The report, Tax on Ireland’s drinks and hospitality industry: how Ireland’s excise tax on drinks compares with other EU countries and the UK, commissioned by DIGI and written by DCU Business School economist Anthony Foley, puts Ireland second of the excise league table, despite producing and exporting some of the world’s most renowned drinks products, such as stout (54 cents of excise on every pint served) and whiskey (60 cents of excise on every glass served).
In comparison, in beer-producing Germany, excise of only five cents is levied on a pint of lager. In France, only one cent of excise is levied on a glass of wine. In Italy, Spain, and thirteen other EU countries, no excise is charged on wine.
Liam Reid labelled the government’s excise and tax policy “completely unsustainable”:
“The Irish government is taking back taxes of approximately a third on every drink purchased by a consumer at a pub or restaurant. With the country moving to Level 3 and the current restrictions on the hospitality in place, this level of taxation immediately pushes most hard-pressed businesses into a loss-making situation.”

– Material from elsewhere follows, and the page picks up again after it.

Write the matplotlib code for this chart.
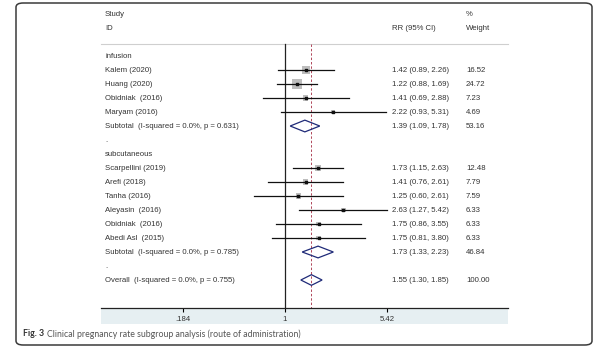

For Ireland’s drinks and hospitality businesses, our high rate of excise tax is another barrier, alongside VAT, commercial rents, and insurance, to a successful reopening and a speedy recovery. The National Competitiveness Council’s 2019 Cost of Doing Business report states that Ireland was the fifth most expensive place in the EU to do business.
Ireland’s pubs endured the longest lockdown in the EU (with Dublin’s still in limbo and country pubs restricted and, in some cases, closing tonight) and were the only ones to be separated into “wet” and “food-serving” categories. As the country moves to Level 3, thousands of additional pubs, bars and restaurants are being forced to shutter indoor areas for the second time this year, and a significant proportion will be completely unable to trade.
Even when they had been open, due to Covid-19 restrictions, most restaurants are still operating at 60% capacity, pubs at 50%, and hotels at 25%. DIGI analysis shows that as much as €60 million in stock, including food and drink, has been written off by the industry because of the government’s stop-start approach to lockdown.
The Minister for Finance himself last week recognised the emergence of a “dual economy” in Ireland, whereby multinational companies continue to perform well despite the pandemic and lockdown, but domestic industries, like drinks and hospitality, face a far more uncertain future, and as the Central Bank noted today, with a disproportionate negative impact on jobs.
This was confirmed in a recent DIGI report that showed that as many as 114,000 jobs in accommodation and food services, which includes drinks and hospitality, could be lost by the end of 2020 and early 2021 without strong and immediate government action. Young people, women, and rural areas are particularly at risk of unemployment.
Mr Reid continued: “Though they face hardship, Ireland’s drinks and hospitality business owners have adapted to the pandemic, investing thousands of euros in masks, partitions, Perspex screens, and deep cleaning to keep their staff and customers safe, and their doors open.
“DIGI believes it is now time for the government to adapt as well. In the interest of a fair and rapid economic recovery that will benefit thousands of businesses, rural Ireland, and young people, we strongly urge the government to reduce excise tax on drinks products by 15% minimum in Budget 2021. This can be done overnight, requiring no new legislation.
“This is a highly targeted measure that would have an immediate effect on the drinks and hospitality industry, putting more money back in the pockets of hoteliers, publicans, restauranteurs, brewers, and distillers, allowing them to quickly re-hire staff, service debt, offset reduced capacity penalties, and prepare for a challenging economic period.”